_What to work on_
Using the listing below, copy every line that mentions "matplotlib".

(Items from a data source)
==========

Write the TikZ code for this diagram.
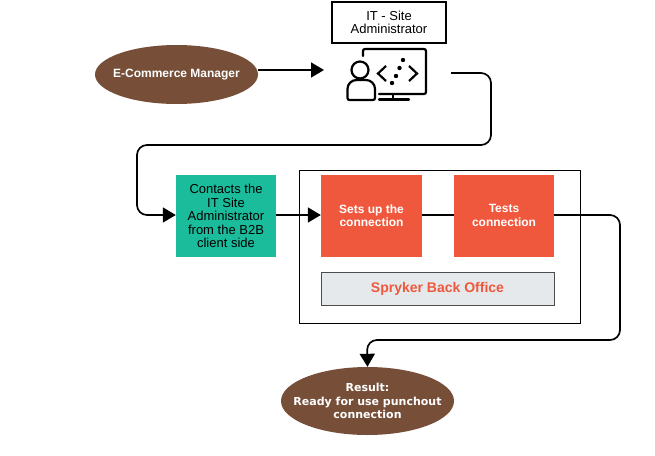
\documentclass[tikz,border=0pt]{standalone}
\usepackage{fontspec}
\setmainfont{Liberation Sans}
\newfontfamily\verdanafont{DejaVu Sans}
\usetikzlibrary{shapes,calc,positioning,arrows.meta}
\definecolor{brownfill}{HTML}{774F38}
\definecolor{tealfill}{HTML}{1ABC9C}
\definecolor{redfill}{HTML}{F0583D}
\definecolor{greyfill}{HTML}{E6E9EC}
\begin{document}
\begin{tikzpicture}[x=1pt,y=-1pt,inner sep=0pt]
\tikzstyle{oval}=[ellipse,inner xsep=-30pt,inner ysep=-10pt,fill=brownfill,text=white,align=center,font=\fontsize{12}{14}\selectfont\bfseries]
\tikzstyle{sn}=[fill=redfill,text=white,minimum width=101pt,minimum height=82pt,align=center,font=\fontsize{12}{13.5}\selectfont\bfseries]
\tikzstyle{flow}=[draw=black,line width=1.7pt,rounded corners=10pt,-{Triangle[length=13pt,width=15pt]}]
\useasboundingbox (0,0) rectangle (655,455);
\node[draw,line width=1.4pt,minimum width=114pt,minimum height=41pt,align=center,font=\fontsize{13}{13.5}\selectfont] (admin) at (389,22.5) {IT - Site\\Administrator}; 
\node[oval,minimum width=163pt,minimum height=59pt] (manager) at (176.5,74.5) {E-Commerce Manager}; 
\node[fill=tealfill,minimum width=100pt,minimum height=82pt,align=center,font=\fontsize{13}{13.5}\selectfont] (contact) at (226,216) {Contacts the\\IT Site\\Administrator\\from the B2B\\client side}; 
\node[draw,line width=1pt,minimum width=281pt,minimum height=153pt] (frame) at (440,246.5) {}; 
\node[sn] (setup) at (371.5,215.5) {Sets up the\\connection}; 
\node[sn,minimum width=100pt] (tests) at (504,215.5) {Tests\\connection}; 
\node[draw=black!70,fill=greyfill,minimum width=233pt,minimum height=33pt,text=redfill,font=\fontsize{14}{16}\selectfont\bfseries] (office) at (437.5,288.5) {Spryker Back Office}; 
\node[oval,minimum width=173pt,minimum height=68pt,font=\verdanafont\fontsize{11}{13.5}\selectfont\bfseries] (result) at (367.5,401) {Result:\\Ready for use punchout\\connection}; 

% icon
\draw[line width=2.2pt,rounded corners=2pt,line cap=round] (363,56) -- (363,49) -- (426,49) -- (426,94) -- (379,94);
\draw[line width=2.2pt] (393,94) -- (393,99.5);
\draw[line width=2.2pt,line cap=round] (379,99.5) -- (409,99.5);
\draw[line width=2.2pt] (360,70) circle (8.5);
\draw[line width=2.2pt,rounded corners=2pt] (361,100) -- (347.5,100) [rounded corners=9pt] -- (347.5,80) -- (375,80) [rounded corners=2pt] -- (375,100) -- cycle;
\draw[line width=2.2pt] (386,66) -- (378,73.5) -- (386,81);
\draw[line width=2.2pt] (409,66) -- (417,73.5) -- (409,81);
\foreach \dx/\dy in {392/83,396/76,399.5/68,403/60} \fill (\dx,\dy) circle (2.2);

\coordinate (icon) at (324,70);
\coordinate (out) at (451,73);
\coordinate (c1) at (491,73);
\coordinate (c2) at (491,145);
\coordinate (c3) at (137,145);
\coordinate (c4) at (137,215);
\coordinate (c5) at (620,215);
\coordinate (c6) at (620,340);
\coordinate (c7) at (367,340);

\draw[flow] (manager.east |- icon) -- (icon);
\draw[flow] (out) -- (c1) -- (c2) -- (c3) -- (c4) -- (contact.west |- c4);
\draw[flow] (contact.east |- c4) -- (setup.west |- c4);
\draw[line width=1.7pt] (setup.east |- c4) -- (tests.west |- c4);
\draw[flow] (tests.east |- c4) -- (c5) -- (c6) -- (c7) -- (result.north);
\end{tikzpicture}
\end{document}
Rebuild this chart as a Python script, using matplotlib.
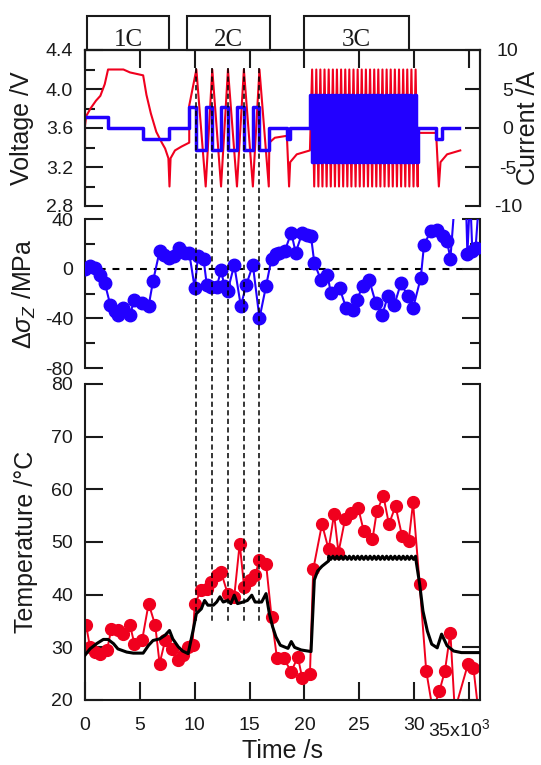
import matplotlib.pyplot as plt
from matplotlib.patches import Rectangle
from matplotlib.lines import Line2D
from matplotlib.transforms import blended_transform_factory

plt.rcParams['font.family'] = ['Liberation Sans', 'DejaVu Sans']
plt.rcParams['axes.unicode_minus'] = False
plt.rcParams['mathtext.fontset'] = 'custom'
plt.rcParams['mathtext.rm'] = 'Liberation Sans'
plt.rcParams['mathtext.it'] = 'Liberation Sans:italic'
plt.rcParams['mathtext.bf'] = 'Liberation Sans:bold'

RED = '#f0001e'
BLUE = '#2200ff'
INK = '#1a1a1a'

# ---- data, time in 10^3 s ----
# voltage during 1C step and the rest after it
v1_t = [0.0, 0.0, 0.1, 0.5, 1.0, 1.4, 1.8, 2.1, 3.5, 4.1, 5.3, 5.6, 6.0, 6.5, 7.0,
        7.3, 7.6, 7.7, 7.8, 8.2, 8.8, 9.5, 9.5]
v1_v = [3.40, 3.62, 3.72, 3.80, 3.88, 3.93, 4.05, 4.20, 4.20, 4.17, 4.14, 3.94, 3.75, 3.56, 3.45,
        3.39, 3.29, 3.00, 3.29, 3.37, 3.41, 3.45, 3.83]
# 2C cycles: end of charge / end of discharge
c2_peak_t = [10.15, 11.6, 13.03, 14.48, 15.9]
c2_trough_t = [11.0, 12.4, 13.85, 15.3, 16.75]
# rest between 2C and 3C
v2_t = [16.8, 17.3, 18.4, 18.6, 18.7, 19.3, 20.5]
v2_v = [3.45, 3.50, 3.52, 3.00, 3.25, 3.33, 3.37]
# 3C cycles
c3_peak_t = [20.70, 21.08, 21.45, 21.83, 22.21, 22.59, 22.96, 23.34, 23.72, 24.09, 24.47, 24.85, 25.22,
             25.60, 25.98, 26.36, 26.73, 27.11, 27.49, 27.86, 28.24, 28.62, 29.00, 29.37, 29.75, 30.13]
c3_trough_t = [20.89, 21.27, 21.64, 22.02, 22.40, 22.78, 23.15, 23.53, 23.91, 24.28, 24.66, 25.04, 25.41,
               25.79, 26.17, 26.55, 26.92, 27.30, 27.68, 28.05, 28.43, 28.81, 29.19, 29.56, 29.94, 30.32]
# rest after 3C
v3_t = [30.35, 32.0, 32.25, 32.4, 33.0, 34.2]
v3_v = [3.55, 3.55, 3.00, 3.25, 3.33, 3.37]
V_HI, V_LO = 4.2, 3.0

# current levels (A)
I1_HI, I1_LO = 1.4, -1.4
I2_HI, I2_LO = 2.7, -2.85
I3_HI, I3_LO = 4.26, -4.34
I_PULSE = -1.35

# axial stress change (MPa)
stress_t = [0.0, 0.45, 0.9, 1.4, 1.8, 2.3, 2.7, 3.0, 3.5, 4.1, 4.5, 5.2, 5.8, 6.2, 6.8,
            7.2, 7.7, 8.1, 8.6, 9.1, 9.5, 10.0, 10.3, 10.8, 11.1, 11.5, 12.0, 12.4, 12.7, 13.0,
            13.6, 14.2, 14.7, 15.3, 15.9, 16.5, 17.0, 17.4, 17.7, 18.2, 18.8, 19.2, 19.8, 20.2, 20.6,
            20.9, 21.5, 22.1, 22.4, 23.2, 23.8, 24.4, 24.8, 25.3, 25.9, 26.5, 27.1, 27.6, 28.2, 28.8,
            29.4, 29.9, 30.6, 30.9, 31.5, 32.1, 32.6, 33.0, 33.3, 33.75, 34.7, 34.85, 35.1, 35.3, 35.6,
            35.95]
stress_v = [0, 2, 0.5, -4.8, -11.5, -29, -34, -37, -32, -37, -25, -28, -30, -10, 14,
            11, 8.6, 10, 16.6, 13, 12.6, -15.6, 10, 8, -13, -15, -15, -1, -14, -18,
            3, -30, -13, 3, -40, -14, 8, 12, 13, 14, 29, 13, 28.7, 27, 26,
            4.6, -9, -4.8, -19.6, -15.6, -31.7, -33, -25, -14, -9, -27.7, -37, -22, -29, -11.5,
            -22, -31.7, -7.5, 19.3, 30, 31, 26, 22, 8, 60, 60, 12, 60, 14, 17,
            60]

# measured temperature (dots)
temp_t = [0.1, 0.45, 0.9, 1.4, 2.0, 2.4, 3.0, 3.5, 4.1, 4.5, 5.2, 5.8, 6.4, 6.8, 7.3,
          7.9, 8.5, 8.9, 9.4, 9.8, 10.0, 10.6, 11.1, 11.5, 12.0, 12.4, 13.0, 13.6, 14.1, 14.5,
          15.0, 15.5, 15.9, 16.5, 17.0, 17.5, 18.1, 18.8, 19.4, 19.8, 20.5, 20.8, 21.6, 22.2, 22.7,
          23.1, 23.7, 24.2, 24.9, 25.4, 26.2, 26.6, 27.2, 27.7, 28.3, 28.9, 29.5, 29.9, 30.5, 31.1,
          31.7, 32.3, 32.8, 33.3, 33.7, 34.9, 35.4, 35.9]
temp_v = [34.2, 30.1, 29.1, 28.8, 29.4, 33.5, 33.2, 32.6, 34.2, 30.7, 31.3, 38.3, 34.2, 26.9, 31.3,
          29.7, 27.5, 28.5, 30.1, 30.4, 38.3, 40.8, 41.1, 42.4, 43.7, 44.3, 40.2, 39.6, 49.7, 41.5,
          42.7, 43.7, 46.5, 45.9, 35.8, 27.9, 27.9, 25.4, 28.2, 24.1, 24.9, 44.8, 53.4, 48.6, 55.3,
          48.0, 54.3, 55.6, 56.5, 52.1, 50.5, 55.9, 58.7, 53.4, 56.8, 51.1, 50.2, 57.5, 42.0, 25.5,
          18.0, 21.7, 25.5, 32.8, 18.0, 26.8, 26.1, 17.0]

# simulated temperature (black line)
tc1_t = [0, 0.45, 1.06, 1.67, 2.1, 2.6, 3.0, 3.8, 4.4, 5.3, 5.8, 6.2, 6.8, 7.3, 7.7,
         8.0, 8.5, 8.9, 9.4, 9.85, 10.15, 10.6, 10.9, 11.2, 11.7, 12.0, 12.3, 12.6, 13.0, 13.3,
         13.6, 13.9, 14.4, 14.8, 15.2, 15.5, 16.1, 16.5, 16.8, 17.1, 17.4, 17.8, 18.5, 18.8, 19.1,
         19.7, 20.6, 20.9, 21.2, 21.6, 22.2]
tc1_v = [28.5, 29.7, 30.7, 31.5, 31.5, 30.7, 29.7, 29.1, 28.9, 28.9, 30.4, 31.3, 31.6, 32.3, 33.2,
         31.6, 30.1, 29.3, 28.8, 33.2, 36.4, 37.3, 38.9, 38.0, 38.0, 38.6, 39.6, 38.6, 38.9, 38.3,
         39.9, 38.3, 38.6, 38.9, 39.9, 38.6, 38.6, 40.2, 36.4, 33.9, 32.0, 30.4, 29.8, 31.1, 30.0,
         29.5, 29.2, 42.8, 44.5, 45.4, 46.4]
TC_HI, TC_LO = 47.3, 46.7
tc3_t = [30.2, 30.5, 30.8, 31.2, 31.6, 32.1, 32.5, 33.0, 33.6, 34.3, 35.0, 36.0]
tc3_v = [46.1, 42.0, 36.9, 33.1, 30.6, 29.9, 32.5, 30.3, 29.3, 29.0, 29.0, 29.0]

# dashed markers (end of each 2C charge)
mark_t = [10.15, 11.6, 13.03, 14.48, 15.9]

# C-rate boxes
box_labels = ['1C', '2C', '3C']
box_start = [0.15, 9.3, 20.0]
box_end = [7.7, 16.9, 29.5]

# ---- assemble the cycling series ----
volt_t = list(v1_t)
volt_v = list(v1_v)
cur_t = [0.0, 2.1, 5.3, 7.7, 9.5]
cur_a = [I1_HI, 0, I1_LO, 0, I2_HI]
for p, tr in zip(c2_peak_t, c2_trough_t):
    volt_t += [p, tr]
    volt_v += [V_HI, V_LO]
    cur_t += [p, tr]
    cur_a += [I2_LO, I2_HI]
cur_a[-1] = 0
volt_t += v2_t
volt_v += v2_v
cur_t += [18.4, 18.7, 20.5]
cur_a += [I_PULSE, 0, I3_HI]
tc_t = list(tc1_t)
tc_v = list(tc1_v)
for p, tr in zip(c3_peak_t, c3_trough_t):
    volt_t += [p, tr]
    volt_v += [V_HI, V_LO]
    cur_t += [p, tr]
    cur_a += [I3_LO, I3_HI]
    if 22.2 < p < 30.2:
        tc_t.append(p)
        tc_v.append(TC_HI)
    if 22.2 < tr < 30.2:
        tc_t.append(tr)
        tc_v.append(TC_LO)
cur_a[-1] = 0
volt_t += v3_t
volt_v += v3_v
cur_t += [32.0, 32.5, 34.1]
cur_a += [I_PULSE, 0, 0]
tc_t += tc3_t
tc_v += tc3_v

# ---- figure ----
W, H = 541, 765
fig = plt.figure(figsize=(W / 100, H / 100), dpi=100)
L, R = 85 / W, 480 / W
ax_v = fig.add_axes([L, 1 - 206 / H, R - L, 156 / H])
ax_s = fig.add_axes([L, 1 - 368 / H, R - L, 149 / H])
ax_t = fig.add_axes([L, 1 - 700 / H, R - L, 316 / H])


def base_style(ax):
    ax.tick_params(which='both', direction='in', width=1.5, color=INK, labelcolor=INK, labelsize=14)
    ax.tick_params(which='major', length=13)
    ax.tick_params(which='minor', length=7)
    for s in ax.spines.values():
        s.set_linewidth(1.5)
        s.set_color(INK)
    ax.set_xlim(0, 36)


# top: voltage and current
ax_v.plot(volt_t, volt_v, color=RED, lw=1.5)
ax_v.set_ylim(2.8, 4.4)
ax_v.set_yticks([2.8, 3.2, 3.6, 4.0, 4.4])
ax_v.set_yticks([3.0, 3.4, 3.8, 4.2], minor=True)
ax_v.set_yticklabels(['2.8', '3.2', '3.6', '4.0', '4.4'])
base_style(ax_v)
ax_v.set_xticks([0, 5, 10, 15, 20, 25, 30, 35])
ax_v.tick_params(axis='x', top=True, bottom=False, labeltop=False, labelbottom=False)
ax_v.tick_params(axis='y', pad=8.5)
ax_v.spines['bottom'].set_visible(False)
ax_v.set_ylabel('Voltage /V', fontsize=18, color=INK)
ax_v.yaxis.set_label_coords(-0.128, 0.5)

ax_c = ax_v.twinx()
ax_c.plot(cur_t, cur_a, color=BLUE, lw=2.5, drawstyle='steps-post')
ax_c.set_ylim(-10, 10)
ax_c.set_yticks([-10, -5, 0, 5, 10])
ax_c.set_yticklabels(['-10', '-5', '0', '5', '10'])
base_style(ax_c)
ax_c.tick_params(axis='y', length=11, pad=20)
for lab in ax_c.get_yticklabels():
    lab.set_horizontalalignment('center')
ax_c.spines['bottom'].set_visible(False)
ax_c.set_ylabel('Current /A', fontsize=18, color=INK)
ax_c.yaxis.set_label_coords(1.09, 0.5)

tr_box = blended_transform_factory(ax_v.transData, ax_v.transAxes)
for lab, x0, x1 in zip(box_labels, box_start, box_end):
    ax_v.add_patch(Rectangle((x0, 1.0), x1 - x0, 0.218, transform=tr_box, clip_on=False,
                             fill=False, lw=1.5, ec=INK))
    ax_v.text((x0 + x1) / 2, 1.026, lab, transform=tr_box, ha='center', va='baseline',
              fontsize=18, family='Liberation Serif', color=INK)

# middle: stress
ax_s.axhline(0, color='k', lw=1.5, dashes=(3.3, 3.3), zorder=1)
ax_s.plot(stress_t, stress_v, color=BLUE, lw=1.5, marker='o', ms=9, zorder=3)
ax_s.set_ylim(-80, 40)
ax_s.set_yticks([-80, -40, 0, 40])
ax_s.set_yticks([-60, -20, 20], minor=True)
ax_s.set_yticklabels(['-80', '-40', '0', '40'])
base_style(ax_s)
ax_s.tick_params(axis='y', which='both', left=True, right=True, pad=8.5)
ax_s.tick_params(axis='x', which='both', bottom=False, top=False, labelbottom=False)
ax_s.spines['top'].set_visible(False)
ax_s.spines['bottom'].set_visible(False)
ax_s.set_ylabel(r'$\Delta\sigma_Z$ /MPa', fontsize=18, color=INK)
ax_s.yaxis.set_label_coords(-0.12, 0.5)

# bottom: temperature
ax_t.plot(temp_t, temp_v, color=RED, lw=1.4, marker='o', ms=8.5, zorder=2)
ax_t.plot(tc_t, tc_v, color='k', lw=2.2, zorder=3)
ax_t.set_ylim(20, 80)
ax_t.set_yticks([20, 30, 40, 50, 60, 70, 80])
base_style(ax_t)
ax_t.tick_params(axis='y', left=True, right=True, pad=8.5)
ax_t.set_xticks([0, 5, 10, 15, 20, 25, 30, 35])
ax_t.set_xticklabels(['0', '5', '10', '15', '20', '25', '30', ''])
ax_t.tick_params(axis='x', pad=12)
ax_t.spines['top'].set_visible(False)
ax_t.text(34.1, -0.058, r'35x10$^3$', transform=blended_transform_factory(ax_t.transData, ax_t.transAxes),
          ha='center', va='top', fontsize=14, color=INK)
ax_t.set_ylabel('Temperature /°C', fontsize=18, color=INK)
ax_t.yaxis.set_label_coords(-0.12, 0.5)
ax_t.set_xlabel('Time /s', fontsize=18, color=INK)
ax_t.xaxis.set_label_coords(0.5, -0.122)

# dashed guides through all three panels
tr_guide = blended_transform_factory(ax_v.transData, fig.transFigure)
for x in mark_t:
    fig.add_artist(Line2D([x, x], [1 - 68 / H, 1 - 622 / H], transform=tr_guide,
                          color='k', lw=1.1, dashes=(3.4, 2.2), zorder=5))

fig.savefig('out.png', dpi=100)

==========

_Solved problem_
Rebuild this chart as a Python script, using matplotlib.
import matplotlib.pyplot as plt
from matplotlib.patches import Rectangle
from matplotlib.lines import Line2D
from matplotlib.transforms import blended_transform_factory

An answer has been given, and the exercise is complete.